На подобном примере видно, насколько снизились в стране всего за несколько лет представления об элементарнейшем качестве словесной работы, в каких обломках лежит смысловой мир пользующихся письменным языком — пишущих и читающих на нем. Дело ведь не в том, что X или Y, берясь, как правило, за самые непростые, даже эзотерические литературные, литературоведческие, философские тексты других культур, не знают, как перевести то или иное слово, написать ту или иную фамилию, выстроить ту или иную фразу (и вот по солидным переводным трудам [295] гуляют то «философия-мозаика» Филона Александрийского — понимай философия, построенная на Библии, на Моисеевом, mosaico, Откровении, то «старец Сенека» вместо Сенеки Старшего и т. п.). Суть проблемы — в общепринятом незнании того, что все перечисленное можно узнать и нужно — больше того, давно пора— знать (в словари, справочники, энциклопедии нынешние горе-работники и их редакторы не заглядывают; впрочем, самопала теперь и там не меньше). Проблема в том, что рядом с незнающими нет ни единого, кто знает и вместе с тем понимает необходимость, смысл подобного знания. В том, что издателю и читателю все это, как подразумевается, тоже невдомек, больше того — что оно им и не нужно. Размыты, если не начисто отсутствуют, координаты воображаемого культурного пространства, в которых любой пишущий — уже самим актом письма, даже не говорю о смысле написанного! — соотносит себя со значимыми для него точками и фигурами, небом общих звезд, к которым он мысленно адресуется. Молчаливо подразумеваемый этим актом космос знания сменился у нас на глазах опять-таки молчаливо допущенным универсумом невежества.
295
Примеры из книг: Реали Дж., Антисери Д.Западная философия от истоков до наших дней. Средневековье. СПб.: Петрополис., 1994. Т. 2; Эриксон Э. Г.Молодой Лютер. М.: Медиум, 1996; Йейтс Ф.Искусство памяти. СПб.: Университетская книга, 1997, — приводятся далее без уточняющих указаний. О симптоматических трудностях с транскрипцией и комментированием собственных имен в переводных изданиях интеллектуальной эссеистики проницательно пишет Г. Лигачевский (Огюрн и Харуспекс в лучах заходящей ауры // Художественный журнал. 1997. № 18. С. 44–45).

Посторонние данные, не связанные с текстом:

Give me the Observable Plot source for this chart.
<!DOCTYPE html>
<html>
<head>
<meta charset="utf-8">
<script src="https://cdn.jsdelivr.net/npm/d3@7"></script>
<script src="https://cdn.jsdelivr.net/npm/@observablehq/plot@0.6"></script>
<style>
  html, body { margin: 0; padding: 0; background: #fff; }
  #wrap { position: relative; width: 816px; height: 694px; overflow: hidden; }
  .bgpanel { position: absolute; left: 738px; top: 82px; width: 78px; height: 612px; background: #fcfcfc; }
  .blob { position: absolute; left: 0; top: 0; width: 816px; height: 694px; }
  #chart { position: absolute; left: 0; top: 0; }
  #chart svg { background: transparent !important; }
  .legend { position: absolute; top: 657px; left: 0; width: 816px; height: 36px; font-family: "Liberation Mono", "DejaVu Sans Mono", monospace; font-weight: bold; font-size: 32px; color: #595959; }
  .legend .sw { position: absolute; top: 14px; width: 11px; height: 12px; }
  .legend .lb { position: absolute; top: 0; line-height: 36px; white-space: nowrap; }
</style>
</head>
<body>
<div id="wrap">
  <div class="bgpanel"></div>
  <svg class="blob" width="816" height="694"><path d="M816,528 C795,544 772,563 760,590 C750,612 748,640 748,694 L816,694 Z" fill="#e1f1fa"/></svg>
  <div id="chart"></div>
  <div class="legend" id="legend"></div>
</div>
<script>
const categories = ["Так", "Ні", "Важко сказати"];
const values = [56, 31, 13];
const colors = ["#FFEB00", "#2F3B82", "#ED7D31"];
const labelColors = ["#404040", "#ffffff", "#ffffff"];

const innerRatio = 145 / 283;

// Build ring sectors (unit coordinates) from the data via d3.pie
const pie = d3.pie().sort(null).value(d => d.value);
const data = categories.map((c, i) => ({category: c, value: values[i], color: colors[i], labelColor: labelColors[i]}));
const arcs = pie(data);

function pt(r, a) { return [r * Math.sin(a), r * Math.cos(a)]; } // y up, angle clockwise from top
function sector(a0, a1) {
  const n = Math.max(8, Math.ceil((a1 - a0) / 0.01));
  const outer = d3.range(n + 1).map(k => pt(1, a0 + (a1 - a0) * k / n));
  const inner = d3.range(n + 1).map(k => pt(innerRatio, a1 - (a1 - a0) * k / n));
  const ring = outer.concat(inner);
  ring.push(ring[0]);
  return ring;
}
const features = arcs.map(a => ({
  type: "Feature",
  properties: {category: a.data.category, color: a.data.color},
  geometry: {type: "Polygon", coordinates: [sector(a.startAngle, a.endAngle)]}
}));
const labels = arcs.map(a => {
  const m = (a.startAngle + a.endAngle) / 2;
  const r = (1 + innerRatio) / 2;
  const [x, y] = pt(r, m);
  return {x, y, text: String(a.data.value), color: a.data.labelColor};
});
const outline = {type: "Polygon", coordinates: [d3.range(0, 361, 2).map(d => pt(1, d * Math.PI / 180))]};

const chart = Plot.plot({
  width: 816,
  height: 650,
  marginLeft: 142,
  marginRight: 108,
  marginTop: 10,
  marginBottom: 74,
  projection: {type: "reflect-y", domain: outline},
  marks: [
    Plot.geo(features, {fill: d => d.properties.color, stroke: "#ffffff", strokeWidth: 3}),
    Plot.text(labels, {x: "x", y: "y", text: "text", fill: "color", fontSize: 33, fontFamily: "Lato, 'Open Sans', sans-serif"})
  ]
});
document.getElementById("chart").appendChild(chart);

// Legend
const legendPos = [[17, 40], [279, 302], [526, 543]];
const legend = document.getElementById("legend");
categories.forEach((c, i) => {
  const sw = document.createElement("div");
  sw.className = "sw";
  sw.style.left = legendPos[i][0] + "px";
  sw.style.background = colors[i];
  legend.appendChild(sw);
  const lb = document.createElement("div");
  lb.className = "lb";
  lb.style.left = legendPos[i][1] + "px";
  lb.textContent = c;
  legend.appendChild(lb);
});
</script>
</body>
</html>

По приведенным выше цитатам легко оценить — воспользуюсь термином культурантропологов и психоисториков — состояние «культурной идентичности» пишущих. Мне оно напоминает замусоренные развалины. В цитированной книге и множестве ей подобных общеязыковое и понятийное тождество взявшего слово не удерживается даже в пределах нескольких фраз. Микрофон не слушается, звук срывается в визг, тембр фонит. Языком (аппаратом той или иной научной традиции, да и просто стилистикой, интонацией, общеинтеллектуальным речевым строем) здесь пользуются неадекватно и агрессивно, как чем-то чужим, плохо известным, непривычным и непонятным, — словно злясь на него, пытаясь разломать, раскрошить. Лингвистические показатели подобного отчуждения очевидны. Это распад элементарной связки глагол-предлог — дополнение. Это переводческий столбняк или капитуляция перед мало-мальски специальной терминологией. Это невладение любыми по географической и хронологической принадлежности собственными именами. Иначе говоря, перед нами отсутствие системных опор культуры, самих основ связности высказывания. У пишущего — и делающего это, как мы видели, со спесью и напором — нет ни грамматики, ни словаря родной речи.
Читая, чувствуешь, что говорить на подобном, по Мандельштаму, «полицейском языке паспортистов» (где ученый с мировым именем в переводе выдавливает из себя что-нибудь вроде «ценой болезненной сделки с внутренним голосом» или «тем временем наша навязчивая совестливость проест свои зубы и измотает кишки») — сущая мука. Пытаться его понять — бремя вдвойне: не только тяжело, но и бесполезно. Замечу, что множество таких книг поддержаны грантами в рамках тех или иных образовательных программ, рассчитаны на учащуюся молодежь. Ее тяга к современной мировой науке и литературе ощутима, потому перевод, комментарий, интерпретация — дело сейчас нужнейшее. Но любой, кто не мазохист либо не приговорен читать по профессии, девять из десяти сегодняшних переводных книг на первых же страницах отложит в сторону (и чаще всего себе во благо). Так что не получается даже той познавательно-ознакомительной «работы на книжный шкаф», о которой на примере циклопического тридцатитомника советского Гете писал Мандельштам.